Context Is King. But the Industry Is Solving Only Half of It.

June 24, 2026 /
AI in Real Assets

A First-Timer’s Reflection From Realcomm 2026

Three days of AI sessions at Realcomm 2026 kept returning to one word: context. The industry is investing heavily in internal context – making your own data legible to AI – and that work matters. But it’s only half the story. External context (what’s happening across the market, the sector, and the cycle) matters just as much. Internal context tells you what your number means; external data context in commercial real estate tells you what your number means in the market, and that’s the half that turns a correct number into a correct decision.

 

The AI demos were polished. The sessions were packed. The energy was real. But the takeaway that holds up after three days sits underneath all of it – one word: context.

It ran through the data architecture sessions, where teams described the meticulous work of adding context to their own data legible to AI – the definitions, the lineage, the metadata that tell a model whether “NOI” in one system matches “NOI” in another. One panel put it plainly: context is king. Another offered the line we keep coming back to – “that’s not a hallucination, that’s just bad data.” 

It’s important work. But after three days of listening, we couldn’t shake a quieter observation: the industry is solving only half of the context problem. 

What Internal Context Is, and Why Everyone’s Working on It

The half getting the attention is internal context, making your own data legible to AI. That’s necessary. Without it, a model will confidently average two things that were never the same. But internal context has a ceiling. It can tell you what your number means. It can’t tell you what your number means in the market. 

Why Clean Data Isn’t Enough: Transparency Is Not Interpretability

A General Partner on one panel said something that stuck with us: transparency is not the same as interpretability. He described an asset reporting 27% occupancy – perfectly accurate, perfectly clean, and perfectly misleading, until you know there was a fire and the building is being re-leased. The number wasn’t wrong. It was missing its context. And no amount of internal data hygiene would have surfaced that, because the context lived outside the dataset. 

That’s half of the problem we heard far less about: external context. What’s happening across the market, the sector, the cycle. What the public markets are signaling about private pricing. The context that turns a correct number into a correct decision. 

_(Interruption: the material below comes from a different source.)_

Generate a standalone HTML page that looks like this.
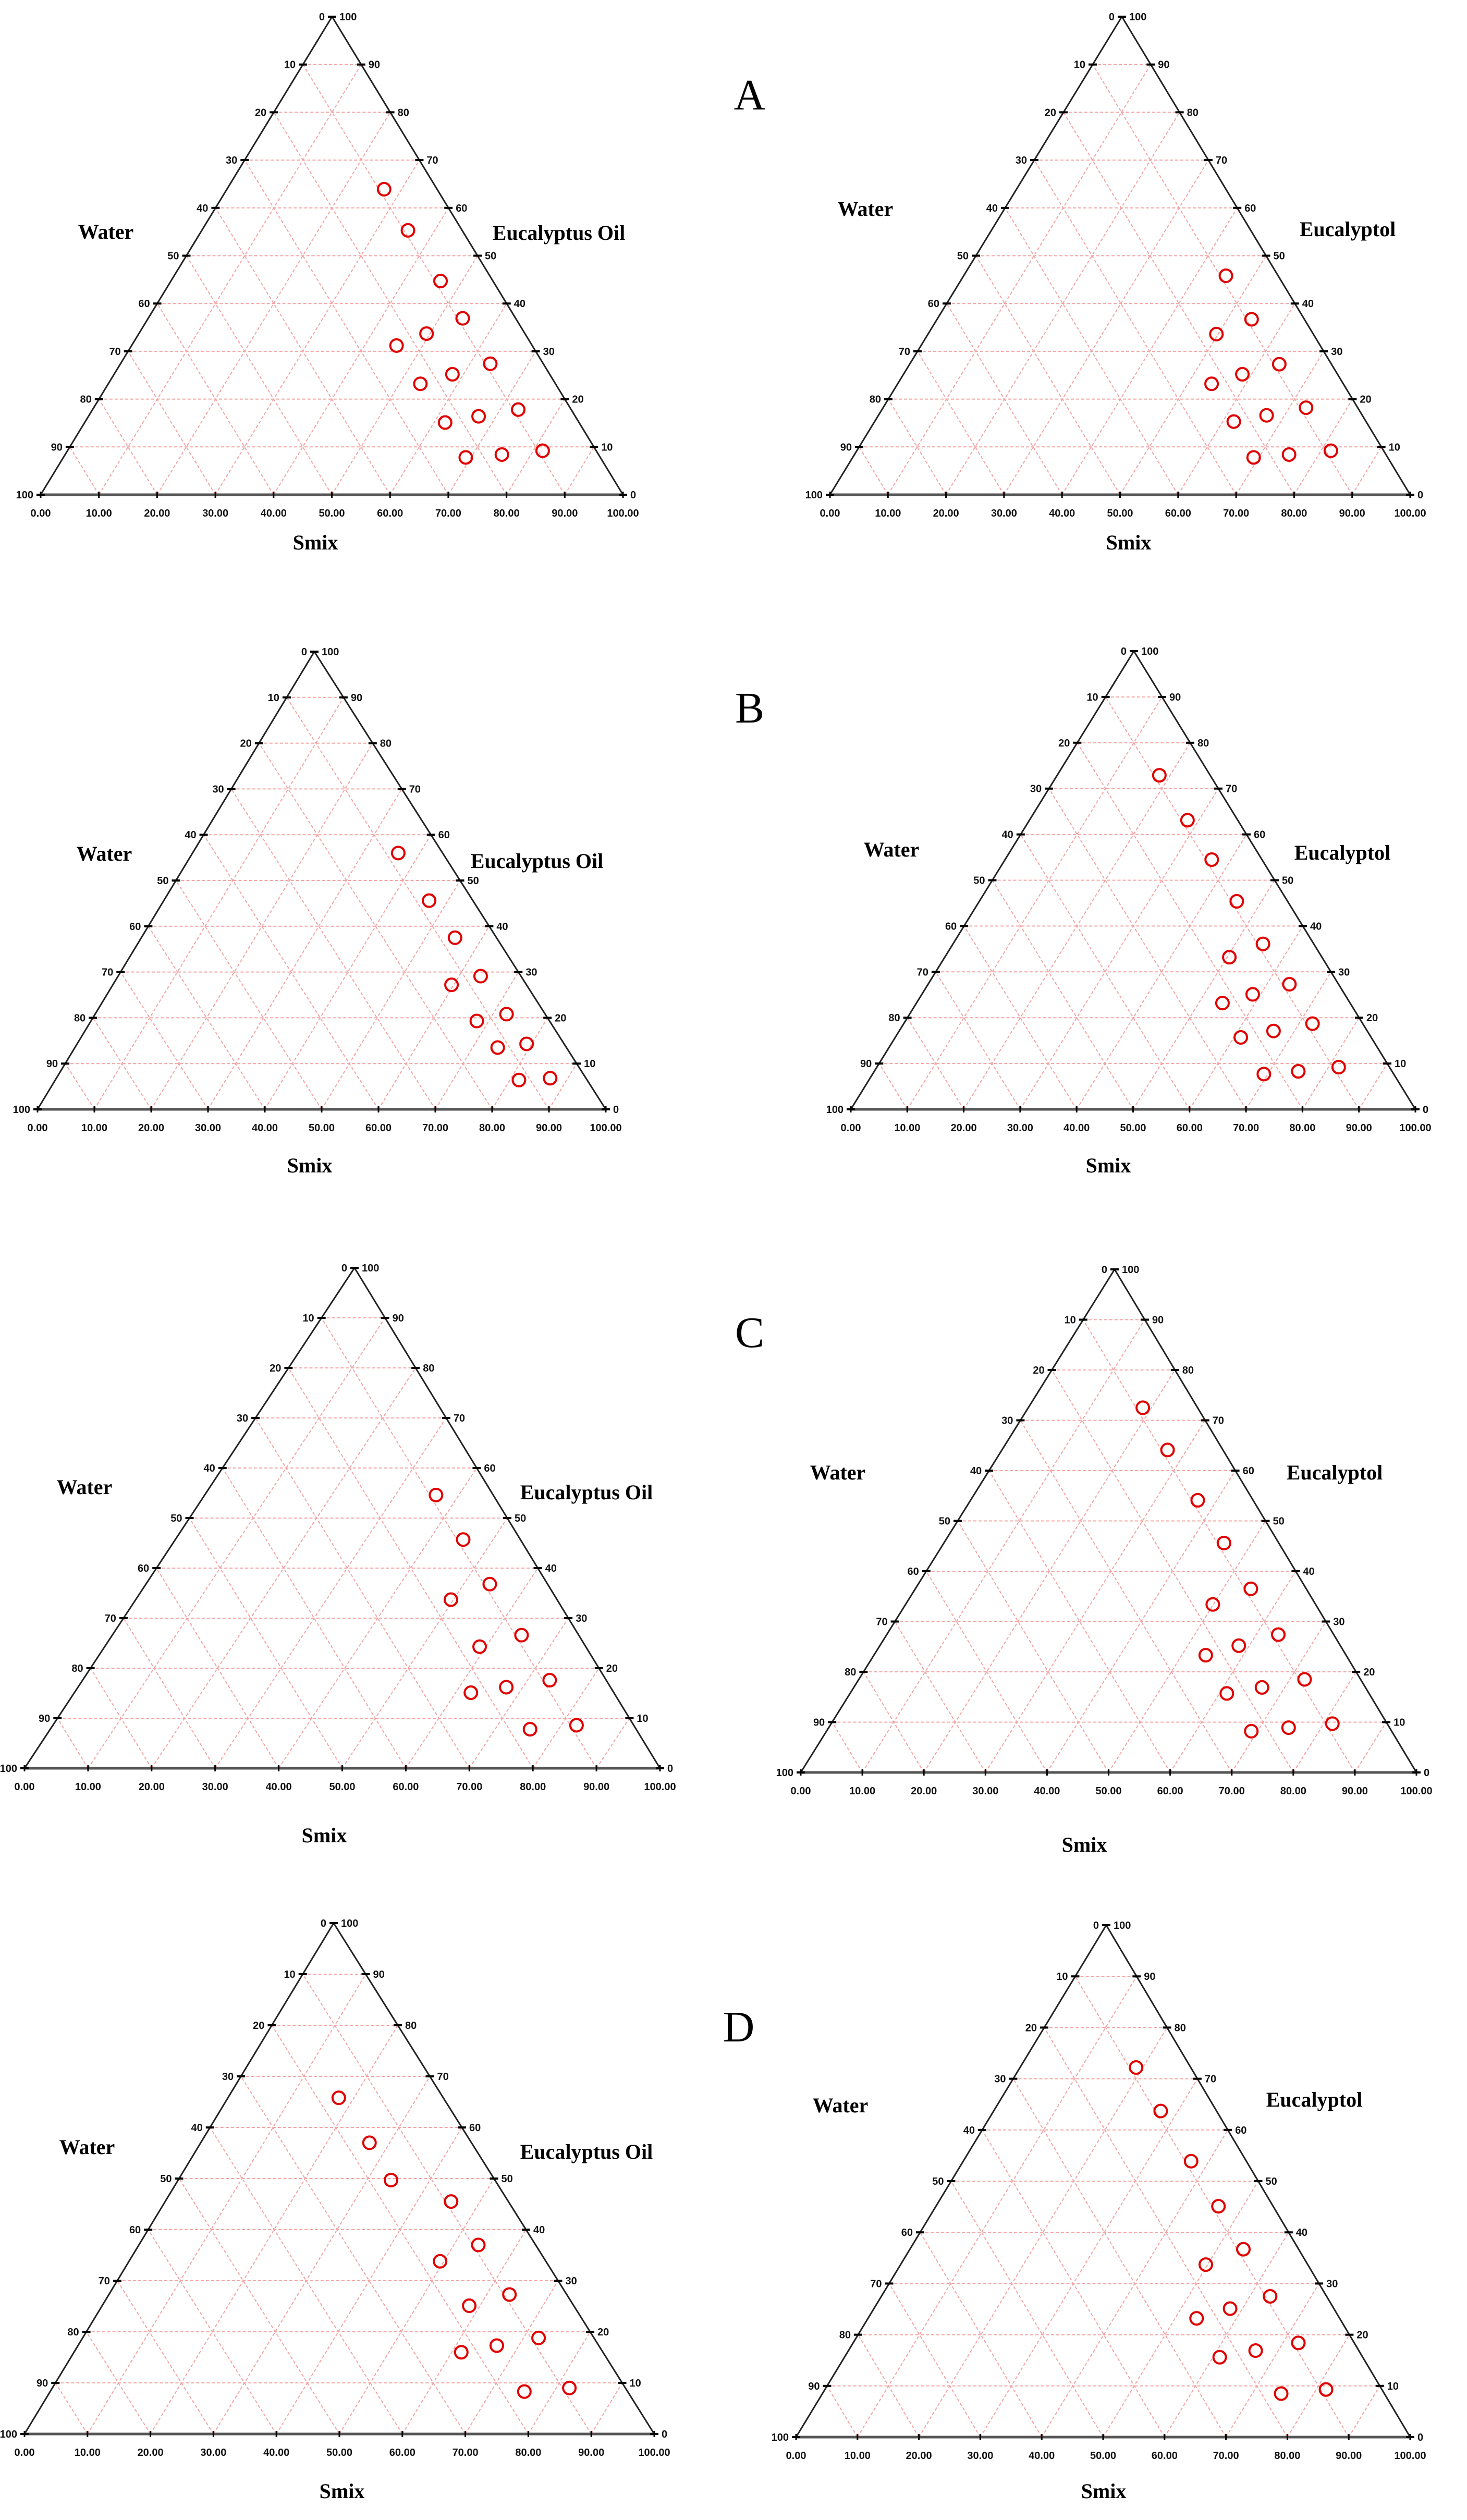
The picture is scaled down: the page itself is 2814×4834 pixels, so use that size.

Green Street: Where External Context Has Always Come First

This is the gap Green Street has spent forty years filling – it is, frankly, the problem our research was built to solve. Green Street’s work has always been about the context around the number: independent researchreal-time news across the real assets markets, and the public-to-private signal that has pointed to where private capital moves.

In an AI world, that kind of context becomes more valuable, not less. Models are very good at producing fluent answers – and have no idea whether to believe them. External context is what tells you whether to. 

The Stage, and Everyone Not on It

Realcomm’s stage belonged to the enterprise: the largest institutions, the global consultancies, the proptech platforms. Their reality is a long, costly build: resolving data, layering context, re-engineering the organization around it. And while the technology team builds, the business still has to operate. Which leaves a real question: what’s the interim play while that build is underway? Competition doesn’t wait for a finished data model. And context isn’t a project anyone finishes – first-party data evolves and markets move, so it has to stay live and it has to be trusted. Context pulled from the open web is just a faster way to be confidently wrong. 

What About the Mid-Market? 

There was a quieter question the stage didn’t dwell on: what about the midmarket? They live a different reality: leaner teams, tighter budgets, none of the scale. And also, none of the drag: no decade of accumulated data debt, no sprawling stack to untangle, no eighteen-month readiness program standing between them and action. 

But the private conversations told a different story, and the mid-market is telling it. They see momentum like never before. More and more workflows are getting augmented; every team member is leveling up. And the savvy experts get dangerously better – they don’t offload their thinking to AI – they amplify their judgment with it, grounded in trusted context that propels them not just toward faster decisions, but toward action. 

What We Took Away

If Realcomm left us with one conviction, it’s this: the edge is the context that tells you whether to trust the answer – and what to do next. That data context in commercial real estate has always been as much external as internal. The teams that take this in will make better calls, and faster – while others are still cleaning their own data. 

The energy fades. The context stays. And we know which half of the problem matters most.

Frequently Asked Questions

What is data context in commercial real estate? 

Data context is the surrounding information that tells you what a number actually means: definitions, lineage, and metadata internally, plus market, sector, and cycle conditions externally. Without it, AI models can produce accurate but misleading outputs.

What is the difference between internal and external context?

Internal context makes your own data legible to AI: it tells you what your number means. External context is what’s happening across the market, the sector, and the cycle – it tells you what your number means in the market. Both are required for sound decisions.

Why isn’t clean data enough for AI in real estate?

Because transparency is not interpretability. A figure can be perfectly accurate and still misleading without the external context that explains it. For example, a low occupancy number that reflects a building being re-leased after a fire.

What is the public-to-private signal?

It’s the read from public real estate markets on where private pricing is heading. Green Street’s public-to-private signal has pointed to where private capital moves next.